In order to make my life feel less hectic, I take one day off a week from scheduling anything. On this day, I stay home and we have a more quiet day. This day is Monday for me because it lets me get a good start with our homeschooling and our weekly chores. It compliments the day off that I take on Sunday, where the only task that I do is make meals.

I’ve learned after having a second baby, that in order to feel more balanced in my life, I also need to carve out some time for my blue flame or special hobbies. Although I have no spare time, making the time for the things that I love to do gives me the spark of joy that brightens me up as a person and makes me a better mom. Mind you, these hobbies don’t take excessive time from my parenting, but they do complement it. Hobbies that I have enjoyed include writing, sports, reading, painting, and gardening.
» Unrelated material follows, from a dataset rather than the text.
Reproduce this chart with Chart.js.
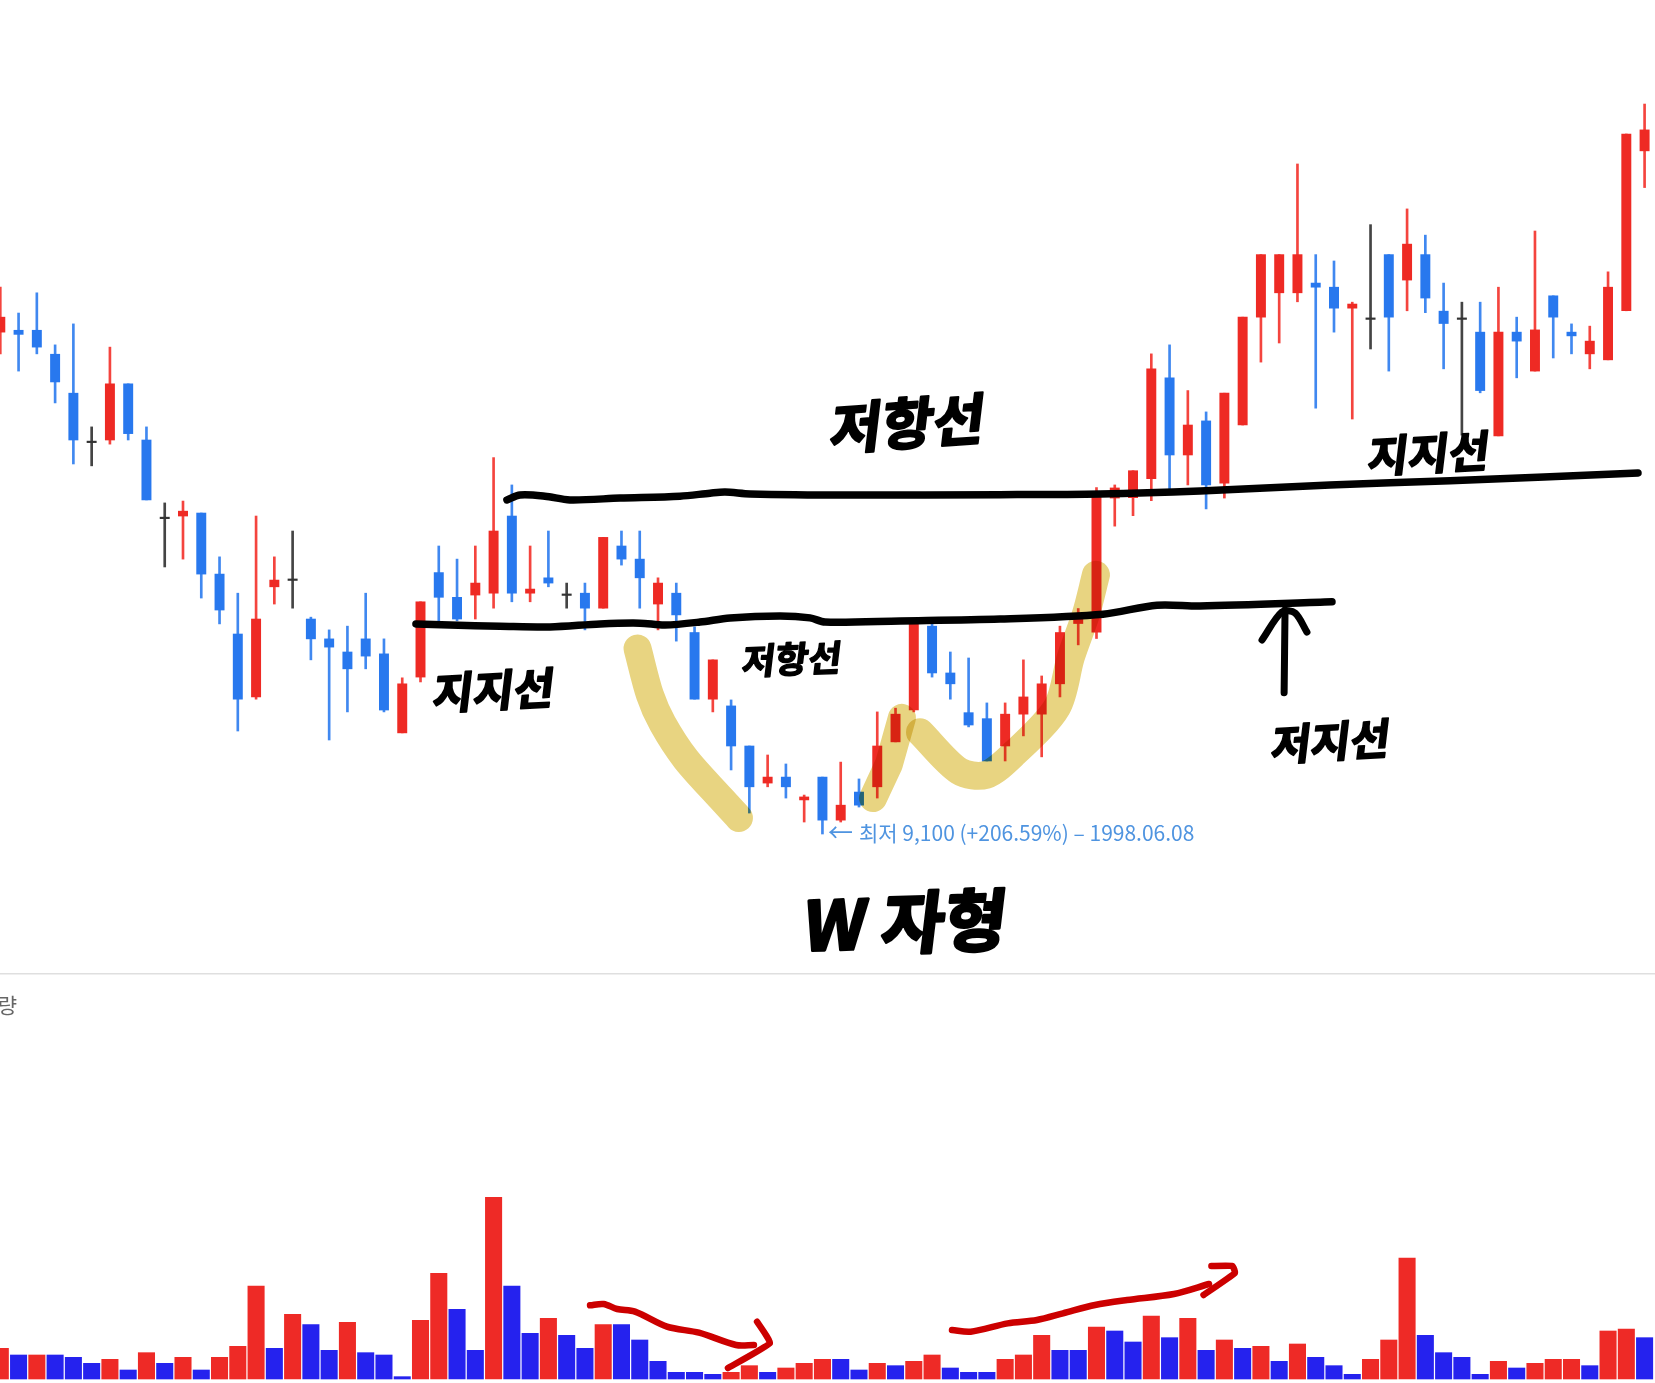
<!DOCTYPE html>
<html lang="ko">
<head>
<meta charset="utf-8">
<title>W 자형 차트</title>
<script src="https://cdn.jsdelivr.net/npm/chart.js@4/dist/chart.umd.min.js"></script>
<style>html,body{margin:0;padding:0;background:#fff;overflow:hidden}canvas{display:block}</style>
</head>
<body>
<canvas id="c" width="1655" height="1383"></canvas>
<script>
// Daily candles (won).
const opens = [22500,22550,22550,21910,20870,19590,19620,21120,19620,17560,17590,17670,16040,14440,12760,15700,15910,14840,14310,13960,14310,13910,11800,13290,16080,15420,15480,15530,17590,15530,15940,15510,15530,15130,16790,16440,15240,15530,14480,12700,12520,11450,10460,10620,10010,10620,9470,10220,10360,11560,12410,14650,13400,12340,12180,11450,12300,12300,13110,14720,14490,18070,18080,18590,21280,19220,20130,18470,20020,22900,23550,23550,23810,23700,23140,22880,24570,23890,24570,23060,22880,22500,19730,22500,21460,23470,22500,21920,21760,23070,27340];
const closes = [22900,22440,22100,21170,19620,19590,21120,19790,18020,17560,17720,16040,15080,12700,14840,15880,15910,14310,14090,13510,13850,12410,13110,15300,15420,14840,15800,17190,15530,15640,15800,15510,15130,17020,16440,15940,15800,14950,12700,13750,11450,10360,10620,10360,10090,9470,9870,9870,11450,12300,14730,13400,13110,12010,11050,12300,12760,13110,14480,14920,18100,18340,18800,21520,19220,20020,18420,20870,22900,24570,24570,24570,23700,23140,23250,22880,22900,24850,23410,22730,22880,20940,22500,22260,22560,22900,22400,22260,23700,27790,27900];
const highs  = [23700,23010,23550,22160,22720,19970,22100,21120,19970,17940,17990,17670,16500,15530,17590,16500,17190,14890,14550,14650,15530,14310,13270,15300,16790,16440,16790,19150,18420,16790,17190,15800,15800,17020,17190,17190,15940,15800,14630,13750,12680,11450,11210,10970,10140,10620,11020,10570,12360,12460,14730,14710,13960,13800,12600,12600,13750,13320,14650,15120,18350,18420,18800,21920,22160,20940,20370,20870,22900,24570,24570,26990,24570,24400,23300,25370,24570,25790,25090,23810,23300,23300,23700,22900,25200,23470,22720,22660,24110,27790,28590];
const lows   = [21920,21460,21920,20610,18980,18930,19510,19620,18020,16230,16440,15400,14710,11850,12700,15240,15130,13750,11610,12360,13510,12360,11800,13160,14730,14790,14840,15130,15300,15300,15700,15130,14550,15130,16280,15130,14550,14250,12700,12360,10810,9660,10360,10060,9420,9100,9420,9820,10060,11560,12360,13290,12700,11960,11050,11050,11720,11160,12760,14150,14320,17320,17600,18000,18260,18420,17780,18070,20020,21700,22210,23310,20470,22500,20180,22050,21460,23070,23020,21520,19750,20880,19730,21280,21460,21810,21920,21520,21760,23070,26360];
const volumes = [92,72,72,72,65,47,59,27,79,47,65,27,65,98,279,92,194,163,86,170,79,72,7,176,317,209,86,545,279,137,182,131,92,163,163,117,53,20,20,14,20,40,20,33,47,59,59,27,47,40,53,72,33,20,20,59,72,131,86,86,156,144,111,189,124,182,86,117,92,98,53,105,65,40,14,59,117,363,131,79,65,14,53,33,47,59,59,40,144,150,124];
const volumeUp = "rbrbbbrbrbrbrrrbrbbrbbbrrbbrbbrbbrbbbbbbrrbrrrbbrbrrbbbrrrbbrbbrbrbrbrbrbbbrrrbbbbrbrrrbrrb";

// Hand-drawn overlay strokes: x = candle index, y = price or volume.
const resistX = [27.73,28.45,29.81,31.18,33.92,37.2,38.85,39.67,41.04,46.51,54.72,60.2,65.67,72.78,79.35,89.64];
const resistY = [18020,18150,18120,18020,18070,18120,18200,18230,18180,18150,18160,18180,18260,18420,18530,18740];
const supportX = [22.75,24.61,27.35,30.09,32.83,35.01,36.38,38.3,39.94,42.68,44.32,45.14,49.25,54.72,60.36,63.31,65.67,72.89];
const supportY = [14710,14680,14650,14630,14710,14730,14680,14760,14870,14920,14870,14760,14790,14840,14970,15210,15190,15300];
const shaftX = [70.27,70.32];
const shaftY = [12870,15080];
const headX = [69.06,70.15,70.87,71.52];
const headY = [14280,15030,15000,14490];
const markerAX = [34.88,35.56,36.25,37.52,39.45,40.43];
const markerAY = [14050,12810,12050,11100,10050,9530];
const markerBX = [47.77,48.64,49.35];
const markerBY = [10060,10970,12200];
const markerCX = [50.34,52.48,53.95,55.49,57.84,58.6,59.42,59.97];
const markerCY = [11820,10780,10680,11250,12490,13830,14970,16020];
const volDownX = [32.28,33.02,33.76,34.74,36.49,38.24,40.27,41.25];
const volDownY = [221,225,210,202,157,139,102,102];
const volDownHeadX = [41.42,42.13,39.83];
const volDownHeadY = [172,108,33];
const volUpX = [52.09,53.11,55.14,56.74,58.17,59.92,61.67,64.24,66.16];
const volUpY = [147,142,167,177,197,222,237,255,285];
const volUpHeadX = [66.29,67.45,67.58,65.86];
const volUpHeadY = [339,339,318,252];

const zip = (xs, ys) => xs.map((x, i) => ({x, y: ys[i]}));
const idx = opens.map((_, i) => i);
const RED = '#ee2a24', BLUE = '#2878ee', DARK = '#333333';
const bodyColor = idx.map(i => closes[i] > opens[i] ? RED : closes[i] < opens[i] ? BLUE : DARK);
const wickColor = idx.map(i => closes[i] > opens[i] ? '#f4443e' : closes[i] < opens[i] ? '#4088f0' : '#444444');

const stroke = (xs, ys, color, width, axis, order, extra) => Object.assign({
  type: 'line', data: zip(xs, ys), borderColor: color, borderWidth: width,
  borderCapStyle: 'round', borderJoinStyle: 'round', pointRadius: 0, tension: 0.3,
  yAxisID: axis, order, fill: false
}, extra || {});

const HAND = '"Noto Sans CJK KR", "Noto Sans", sans-serif';
const notes = [
  {t:'저항선', x:908,  y:423, size:56, rot:-0.07},
  {t:'지지선', x:494,  y:690, size:44, rot:-0.05},
  {t:'저항선', x:792,  y:659, size:36, rot:-0.04},
  {t:'W 자형', x:906,  y:922, size:68, rot:-0.03},
  {t:'지지선', x:1429, y:453, size:44, rot:-0.05},
  {t:'저지선', x:1331, y:741, size:43, rot:-0.06}
];

const paperPlugin = {
  id: 'paper',
  beforeDatasetsDraw(chart) {
    const c = chart.ctx;
    c.save();
    c.fillStyle = '#dfdfdf';
    c.fillRect(0, 973, 1655, 1.5);
    c.fillStyle = '#666666';
    c.font = '400 21px ' + HAND;
    c.textAlign = 'right';
    c.textBaseline = 'middle';
    c.fillText('거래량', 17, 1005);
    c.restore();
  },
  beforeDatasetDraw(chart, args) {
    if (chart.data.datasets[args.index].multiply) {
      chart.ctx.save();
      chart.ctx.globalCompositeOperation = 'multiply';
    }
  },
  afterDatasetDraw(chart, args) {
    if (chart.data.datasets[args.index].multiply) chart.ctx.restore();
  },
  afterDatasetsDraw(chart) {
    const c = chart.ctx;
    c.save();
    c.textAlign = 'left';
    c.textBaseline = 'middle';
    c.fillStyle = '#4f94e0';
    c.font = '400 25px ' + HAND;
    c.fillText('←', 828, 832);
    c.font = '400 21px ' + HAND;
    c.fillText('최저 9,100 (+206.59%) – 1998.06.08', 859, 833);
    c.textAlign = 'center';
    c.fillStyle = '#000';
    c.strokeStyle = '#000';
    c.lineJoin = 'round';
    for (const n of notes) {
      c.save();
      c.translate(n.x, n.y);
      c.transform(1, n.rot, -0.12, 1, 0, 0);
      c.font = '700 ' + n.size + 'px ' + HAND;
      c.lineWidth = Math.max(1.5, n.size / 24);
      c.strokeText(n.t, 0, 0);
      c.fillText(n.t, 0, 0);
      c.restore();
    }
    c.restore();
  }
};

new Chart(document.getElementById('c'), {
  type: 'bar',
  plugins: [paperPlugin],
  data: {
    datasets: [
      { label:'거래량', data: zip(idx, volumes), yAxisID:'vol', barThickness:16.4, order:9,
        backgroundColor: idx.map(i => volumeUp[i] === 'r' ? '#ee2a26' : '#2522ee') },
      { label:'고저', data: idx.map(i => ({x:i, y:[lows[i], highs[i]]})), yAxisID:'price', barThickness:2, order:8,
        backgroundColor: wickColor },
      { label:'시가·종가', data: idx.map(i => ({x:i, y:[opens[i], closes[i]]})), yAxisID:'price', barThickness:9.3, minBarLength:1.5, order:7,
        backgroundColor: bodyColor },
      stroke(markerAX, markerAY, '#e8d481', 28, 'price', 6, {multiply:true}),
      stroke(markerBX, markerBY, '#e8d481', 28, 'price', 5, {multiply:true, tension:0}),
      stroke(markerCX, markerCY, '#e8d481', 28, 'price', 4, {multiply:true}),
      stroke(resistX, resistY, '#000', 7.5, 'price', 3),
      stroke(supportX, supportY, '#000', 7.5, 'price', 3),
      stroke(shaftX, shaftY, '#000', 7, 'price', 3),
      stroke(headX, headY, '#000', 7, 'price', 3),
      stroke(volDownX, volDownY, '#cc0000', 6.5, 'vol', 2),
      stroke(volDownHeadX, volDownHeadY, '#cc0000', 6.5, 'vol', 2, {tension:0.1}),
      stroke(volUpX, volUpY, '#cc0000', 6.5, 'vol', 2),
      stroke(volUpHeadX, volUpHeadY, '#cc0000', 6.5, 'vol', 2, {tension:0.1})
    ]
  },
  options: {
    responsive: false,
    animation: false,
    events: [],
    layout: { padding: 0 },
    datasets: { bar: { grouped: false, borderWidth: 0 } },
    plugins: { legend: { display:false }, tooltip: { enabled:false }, title: { display:false } },
    scales: {
      x: { type:'linear', display:false, min:-0.0164, max:90.57, offset:false, grid:{display:false} },
      price: { type:'linear', display:false, position:'left', min:-5558, max:31368, grid:{display:false} },
      vol: { type:'linear', display:false, position:'right', min:-12, max:4137, grid:{display:false} }
    }
  }
});
</script>
</body>
</html>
Please, take the time to find a little hobby, even if it is something that doesn’t seem very important at all. It will be good for your parenting!

Besides hobbies, I try to care of my close relationships. I schedule time to see family, friends, and to spend time with my husband. I think in this digital age, we may feel always connected to people because we interact with them often on social media. But social media is to in-person interactions like candy is to a good meal. You can’t live off of social media without quickly feeling isolated and empty. Although it takes effort to get out of the house, do it anyway. See the same people over and over again so you can build relationships. For now, I manage to see friends at least once a week.

You’ll know you’re getting the balance right with chores, kids, friends and self-care when you feel good about your life—not overwhelmed, but like your doing something difficult and doing it 80% well. Not perfectly, but pretty good.